Hoy me resulta asombroso que a partir de mis seis años más cuatro meses de edad, en septiembre de 1973 haya caminado las cinco cuadras de la calle Juan de la Barrera rumbo a la escuela primaria. Por las tardes, entre las 12:30 y las 14:00 horas se podía ver en las calles de la capital de México a miles de niños con su suetercito azul o rojo, un pantalón o falda gris caminando en torno a los planteles de educación primaria. Nuestras mochilas eran de cuero con tirantes y hevillas de fierro; no tenían marca de fabricante. Algunas madres acompañaban a los niños a la puerta de la primaria, también se veían en el trayecto trabajadoras domésticas cargando mochilas, pero la mayoría íbamos solos aunque acompañados con el último consejo de nuestras madres: “¡vete con cuidado, fíjate en las esquinas!”. Por mi rumbo los niños salíamos de edificios de departamentos situados en esas calles dedicadas a lugares de México y a los cadetes que en 1847 murieron defendiendo nuestro país: “Yo vivo en Zamora”, “yo en Agustín Melgar”, “camino desde 13 de septiembre”, “vivo en Atlixco”.

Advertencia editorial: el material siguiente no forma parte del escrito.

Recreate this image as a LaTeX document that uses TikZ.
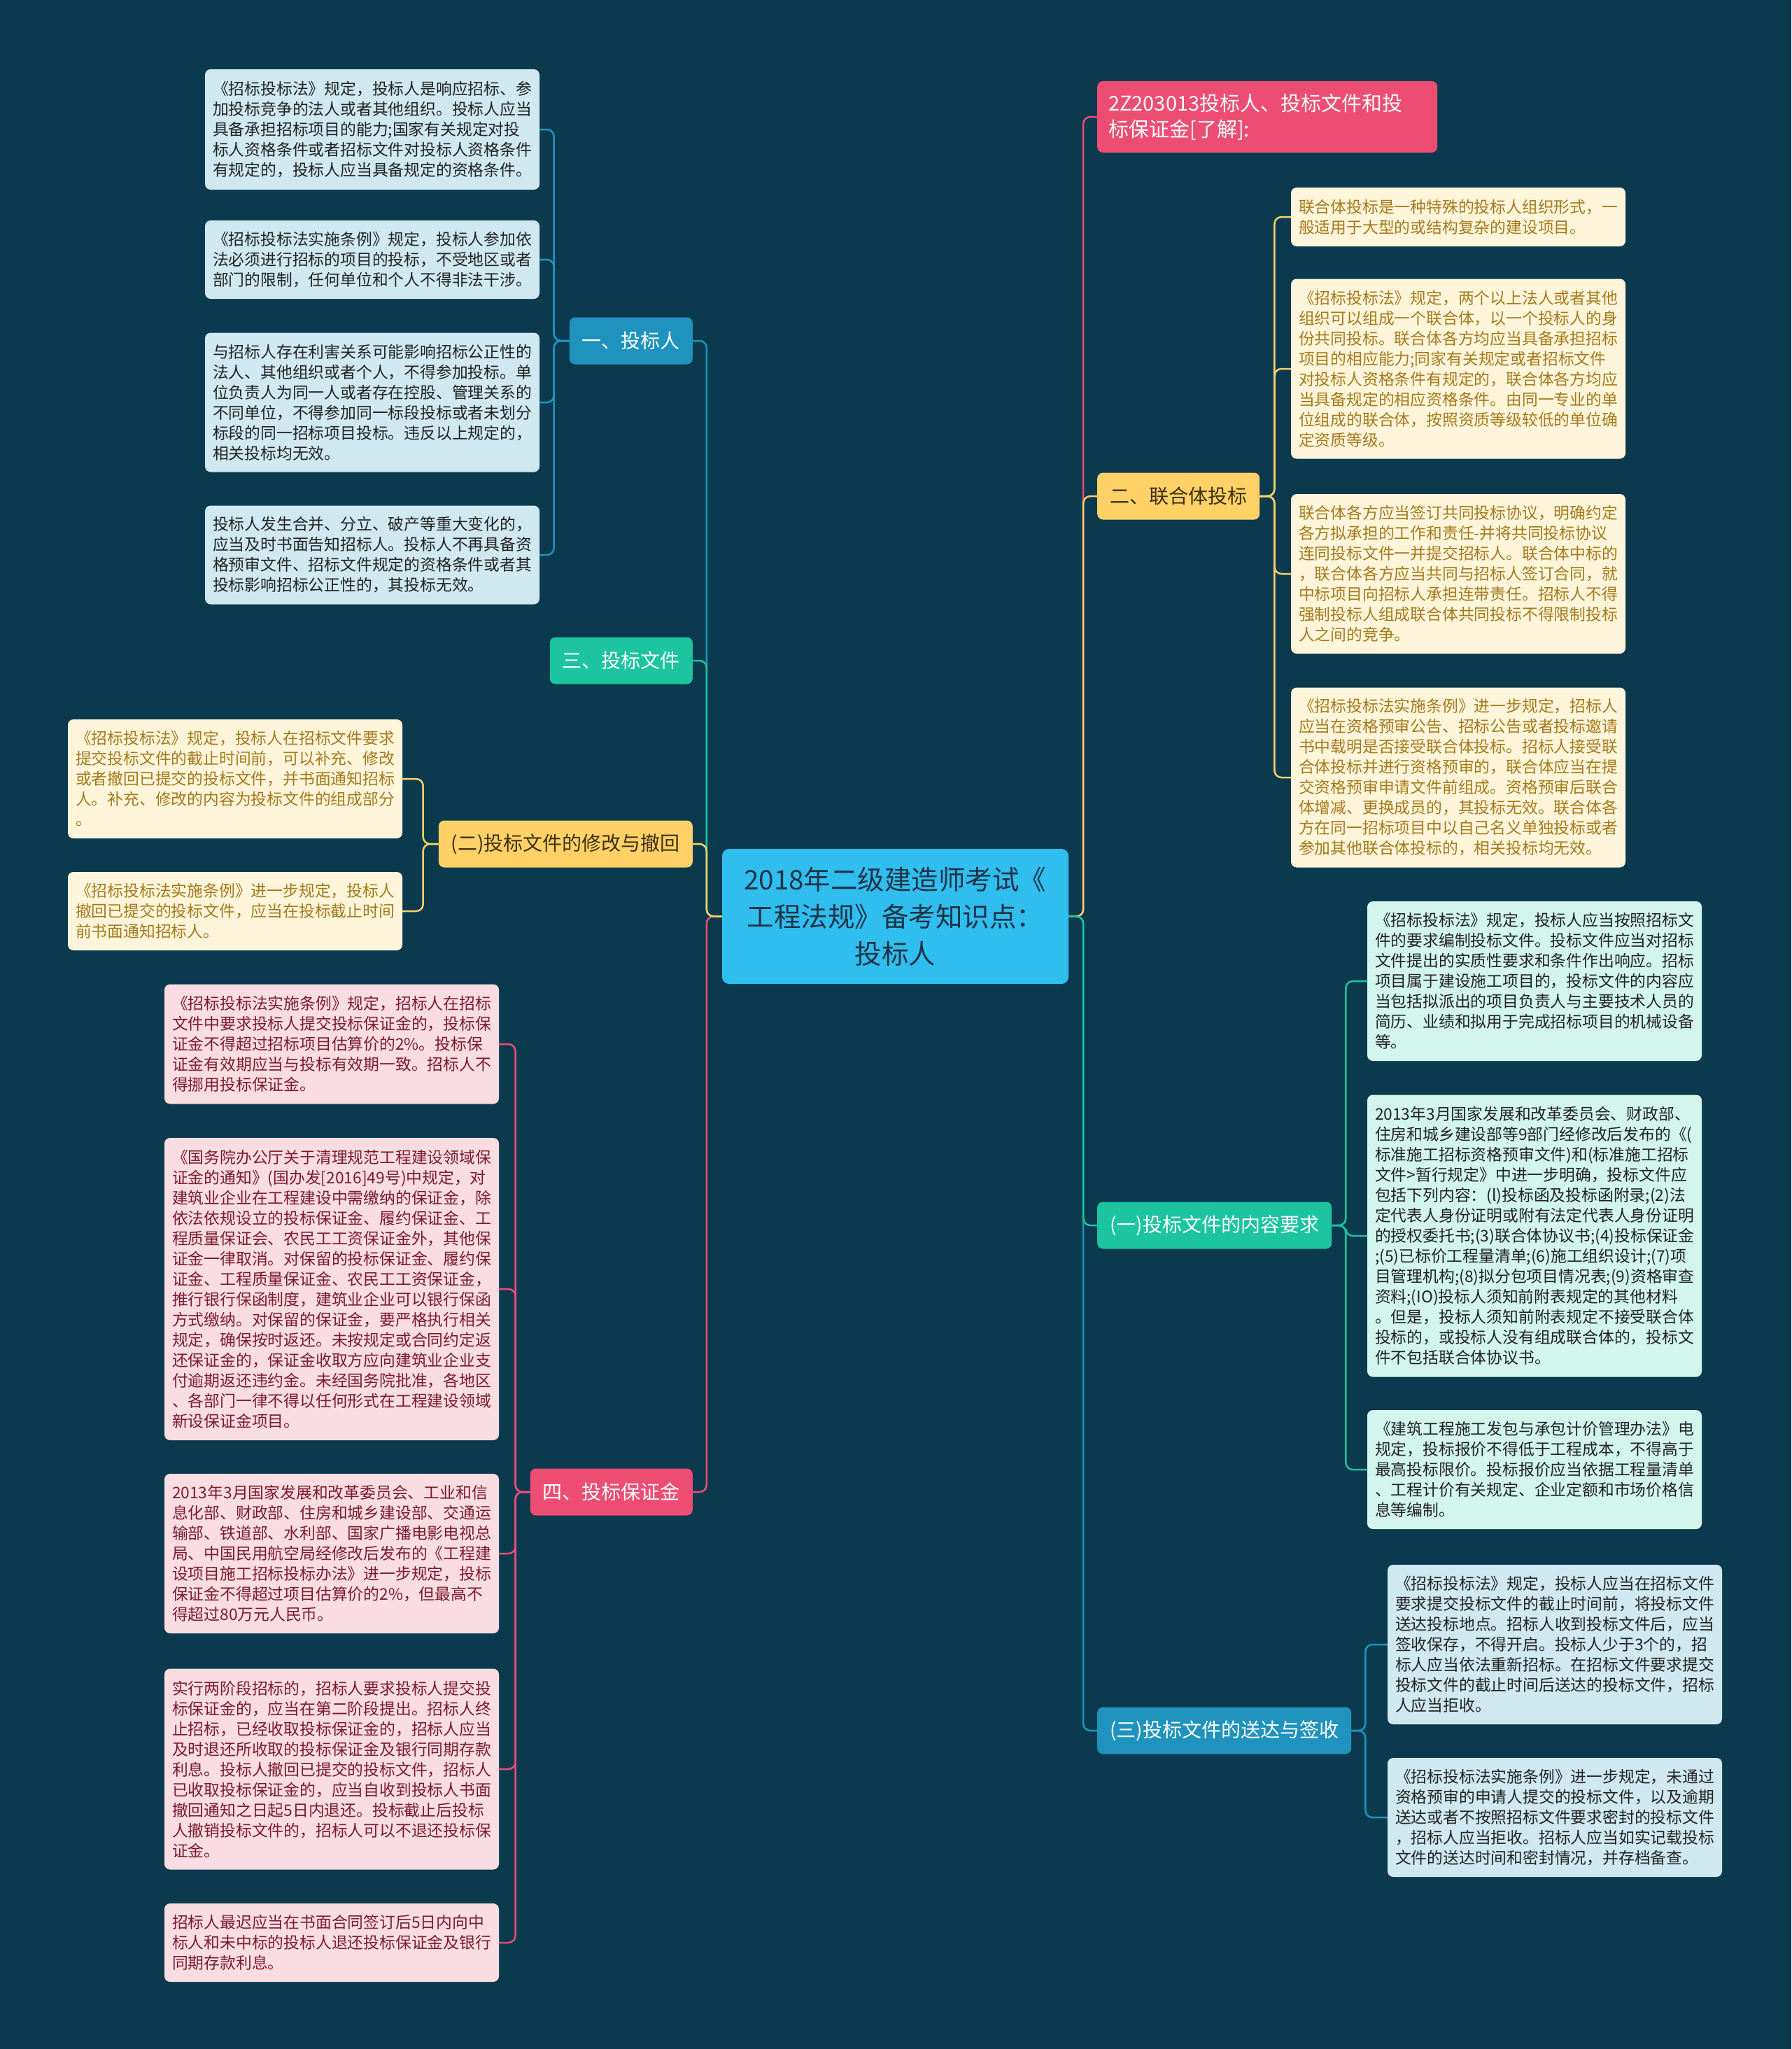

   Gracias al color de los suéteres, los adultos sabían cuales niños caminaban hacia la escuela y cuales regresaban a los departamentos. Los de suéter rojo regresaban del turno matutino, los de suéter azul caminábamos hacia la “Alfonso Herrera” para empezar el turno vespertino.

   En todos esos años nunca supe de un estudiante de primaria raptado o lesionado en los trayectos de ida y regreso a la escuela. Paradójicamente, la única tragedia de la que supe ocurrió en el interior de un edificio y no en la calle. La tristísima pérdida de mi compañerita Marcela, quién subió a observar un pleito que se desarrollaba en la azotea de su edificio, recibiendo en la frente la bala que le arrebató súbitamente su prometedora existencia. Sin que alguien lo sugiriera, la banca de Marcela permaneció vacía hasta el final del curso y se convirtió en el sentimiento de su presencia en el salón de clases.

  Se me estruja el corazón al pensar cómo en cada tarde mi madre veía salir a sus niños con la preocupación de que les pudiera ocurrir algo lamentable. En realidad nunca sabré que tanto se angustiaban las familias en esos años por lo que pudiera acontecerle a sus niños entre coches y personas desconocidas, pero puedo afirmar categórica y airadamente que: entre 1973 y 1980, por caminar en esas calles, nunca sufrimos ni supimos de algún infortunio relevante para las niñez.